Intuitive submission from Austin, New Orleans designers wins 2017 BAA ‘Celebrate Architecture’ competition

By: CTA In The News
8 June 2017

The final submitted boards

The Billings Architecture Association’s 2017 Celebrate Architecture competition called for design entries to bring purpose to an underutilized portion of North Park in Billings, MT. The designers were challenged to develop a solution for a three-season pavilion that could serve as a landmark to the city of Billings. The jury evaluated projects based on the response to program innovations, contextual relationships, and overall appearance.
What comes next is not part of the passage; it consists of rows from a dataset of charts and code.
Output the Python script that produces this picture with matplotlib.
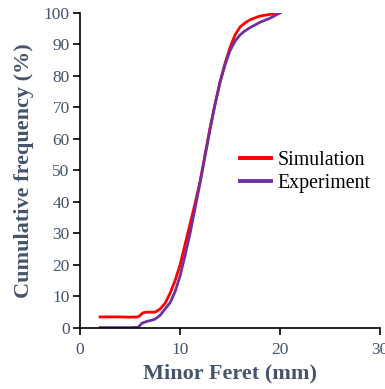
import matplotlib
matplotlib.use("Agg")
import matplotlib.pyplot as plt

sim_x = [2, 3, 4, 5, 5.8, 6.3, 6.6, 7.5, 8, 8.5, 9, 9.5, 10, 10.5, 11, 11.5, 12, 12.5, 13, 13.5, 14, 14.5, 15, 15.5, 16, 16.5, 17, 18, 19, 20]
sim_y = [3.5, 3.5, 3.5, 3.4, 3.5, 4.8, 5.0, 5.0, 6.0, 7.8, 11, 15, 20, 26.5, 33, 39.5, 46.5, 55, 63.5, 71, 78, 84, 89, 93, 95.5, 96.8, 97.8, 99, 99.5, 100]

exp_x = [2, 3, 4, 5, 5.8, 6.2, 6.6, 7, 7.5, 8, 8.5, 9, 9.5, 10, 10.5, 11, 11.5, 12, 12.5, 13, 13.5, 14, 14.5, 15, 15.5, 16, 16.5, 17, 18, 19, 20]
exp_y = [0.1, 0.1, 0.1, 0.1, 0.2, 1.5, 2.0, 2.3, 2.8, 4, 6, 8, 11.5, 16.5, 23, 30, 38, 46, 54.5, 63, 71, 78, 83.5, 88, 91, 93, 94.3, 95.3, 97, 98.3, 100]

x_ticks = [0, 10, 20, 30]
y_ticks = list(range(0, 101, 10))

plt.rcParams['font.family'] = ['Liberation Serif', 'DejaVu Serif']
lab_color = '#44546A'

fig = plt.figure(figsize=(3.85, 3.89), dpi=100)
ax = fig.add_axes([0.208, 0.157, 0.779, 0.81])
ax.plot(sim_x, sim_y, color='#FF0000', lw=2, label='Simulation')
ax.plot(exp_x, exp_y, color='#7030A0', lw=2, label='Experiment')

ax.set_xlim(0, 30)
ax.set_ylim(0, 100)
ax.set_xticks(x_ticks)
ax.set_yticks(y_ticks)
ax.spines['top'].set_visible(False)
ax.spines['right'].set_visible(False)
for s in ('left', 'bottom'):
    ax.spines[s].set_linewidth(1.2)
ax.tick_params(direction='out', length=5, width=1.2, labelsize=12.5, labelcolor=lab_color)
ax.tick_params(axis='x', pad=5)
ax.tick_params(axis='y', pad=2.5)
ax.set_xlabel('Minor Feret (mm)', fontsize=16, fontweight='bold', color=lab_color, labelpad=4)
ax.set_ylabel('Cumulative frequency (%)', fontsize=16, fontweight='bold', color=lab_color, labelpad=7)

leg = ax.legend(loc='center left', bbox_to_anchor=(0.533, 0.495), frameon=False, fontsize=14.3,
                handlelength=1.55, handletextpad=0.35, labelspacing=0.2,
                borderpad=0, borderaxespad=0)
for line in leg.get_lines():
    line.set_linewidth(2.8)

fig.savefig('out.png', dpi=100)
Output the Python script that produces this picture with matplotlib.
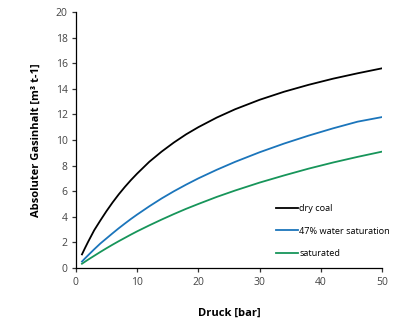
import matplotlib
matplotlib.use("Agg")
import matplotlib.pyplot as plt

pressure = [1, 1.5, 2, 3, 4, 5, 6, 7, 8, 9, 10, 12, 14, 16, 18, 20, 23, 26, 30, 34, 38, 42, 46, 50]
dry_coal = [1.06, 1.56, 2.04, 2.95, 3.71, 4.44, 5.12, 5.75, 6.33, 6.87, 7.37, 8.30, 9.09, 9.80, 10.44, 11.00,
            11.75, 12.40, 13.14, 13.77, 14.31, 14.79, 15.21, 15.60]
water_47 = [0.50, 0.75, 0.99, 1.46, 1.91, 2.31, 2.71, 3.10, 3.47, 3.83, 4.17, 4.82, 5.43, 5.99, 6.51, 7.00,
            7.67, 8.29, 9.04, 9.72, 10.34, 10.91, 11.43, 11.79]
saturated = [0.33, 0.49, 0.65, 0.95, 1.25, 1.54, 1.82, 2.09, 2.35, 2.61, 2.86, 3.33, 3.78, 4.21, 4.62, 5.00,
             5.55, 6.05, 6.67, 7.23, 7.76, 8.24, 8.68, 9.09]
labels = ["dry coal", "47% water saturation", "saturated"]
colors = ["#000000", "#1b75bb", "#17955a"]

plt.rcParams['font.family'] = ['Open Sans', 'DejaVu Sans']

fig = plt.figure(figsize=(4.10, 3.24), dpi=100)
ax = fig.add_axes([0.185, 0.173, 0.747, 0.79])

for ys, lab, c in zip([dry_coal, water_47, saturated], labels, colors):
    ax.plot(pressure, ys, color=c, lw=1.3, label=lab)

ax.set_xlim(0, 50)
ax.set_ylim(0, 20)
ax.set_xticks(range(0, 51, 10))
ax.set_yticks(range(0, 21, 2))
for s in ['top', 'right']:
    ax.spines[s].set_visible(False)
ax.spines['left'].set_linewidth(0.9)
ax.spines['bottom'].set_linewidth(0.9)
ax.tick_params(direction='out', length=3, width=0.9, labelsize=7.5, colors='#333333', labelcolor='#444444')
ax.tick_params(axis='y', pad=3)
ax.set_xlabel("Druck [bar]", fontsize=8, fontweight='bold', labelpad=14)
ax.set_ylabel("Absoluter Gasinhalt [m³ t-1]", fontsize=8, fontweight='bold', labelpad=10)

leg = ax.legend(loc='lower right', bbox_to_anchor=(1.052, 0.005), frameon=False, fontsize=6.6,
                handlelength=2.4, handletextpad=0.1, labelspacing=1.5)

fig.savefig("out.png", dpi=100)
Designers from CTA Austin and CTA New Orleans partnered up to address the BAA competition. Though the challenge was rooted in a culture and climate different than their own, the team took the opportunity to provide a fresh perspective outside of their comfort zone, and to learn about a fellow CTA community. Through iterative charrettes and thoughtful usage of work-sharing tools commonly used by CTA’s Retail studio — such as Webex screen-share meetings, digital model transfers, and intensive work sessions — this dual-office team demonstrated a positive example of how interoffice design collaboration can be as effective as work completed within a single office.

The industrial qualities of the railroad and the iconic form of the Rimrocks were aspects of the initial Billings research that drove design exploration. After several iterations, the team concurred that sloped earth against a natural stone backstop was a valid response to the site and competition requirements. To push the concept further, they dove into the character of the city, investigating ways to bring locals together in underutilized territory. Contextual connections were established by exploring regional geological forms and adjacencies between active and passive outdoor park space.

With initial concerns that a tall stone form would provoke climbing, the team experienced an “a-ha moment” that the stone form should actually invite climbing. By sloping the earth, the form could provide passive viewing areas for adjacent play areas, then transition into covered pavilion space, and separate to become a bouldering wall. The forms were also designed to provide seasonal use by anticipating potential for sledding down the back of the sloped pavilion into a snow-covered field in the winter, and carving out fire pits as small gathering areas in the fall. Within two weeks of scheduled collaborations, the team had  progressed the concept in spurts of effort and refinement.

The resulting design represents a threefold mission regarding user behaviors: 1. Engage and enhance the existing adjacent activity areas in the park (ballfield and courts), 2. Provide for areas of prospect and refuge on a corner site, and 3. Establish gathering zones that vary in seasonal activity and exposure.

The final submission proposes a landmark pavilion which alludes to the larger context of Billings, MT, without explicitly mimicking its characteristics: a subtle nod to urban activity within a geological landform evoked by the pavilion’s abstracted and faceted natural stone bouldering wall. Inclusion of an informal, grassy slope bridges active and passive users in and around the park. The tactile nature of the pavilion’s form and physical materials speak to the industrial qualities of the city within a visually striking natural landscape.

Primary team members on the submittal were:

  • Sarah Holnbeck
  • Jennifer Moore
  • Freddie Dickinson
  • Corey Stidham

Design Charrette #1 (Austin)

  • 1 | Preliminary Site Plan: The street corner is designated for the “landmark” with layers of activity across the site allowing for connection to the rest of the park.
  • 2 | Site Concepts: Gathering space, pinch point, open walkway, and simple form frame the activity zones.
  • 3 | Organic form, a continuation of the earth that is already on site, gradually elevates the space and allows for various views and paths for wandering.
  • 4 | Stepped landscape with view, more controlled form, and nodes along perimeter of the site are potential landmark zones.

Design Charrette #2 (Austin)

  • 1 | Industrial vs. organic juxtaposition of materials and textures.
  • 2 | An elevated slope connects with flute-like elements to serve as a cover to the pavilion below.
  • 3 | A grass/sledding slope appears on the left, with a bouldering wall/landmark structure on the right.

Design Charrette #3 (New Orleans)

  • 1 | An open space framed by solid forms: the sloped earth and the bouldering wall, with the intervention of designated fire pits and seating.
  • 2 | Sloped earth becomes an overhead element protecting the open space, with the bouldering wall acting as both a backstop and landmark piece against the street front.

Design Charrette #4 (Austin + New Orleans)

  • 1 | Developing the form of the sloped earth.
  • 2 | Developing the sloped earth in relation to connector pieces, landscape elements, and the adjacent bouldering wall.
  • 3 | Exploring the relationship between the sloped earth language and the bouldering wall. Sketches show possibilities for a landmark in between the two or the void allowing the structures themselves to make the statement.
  • 4 | Final iteration before going into production mode. This begins to resolve the sloped earth form (pink), the connector pieces and bouldering wall (yellow/red) and how they interact with each other with the incorporation of a fire element (blue).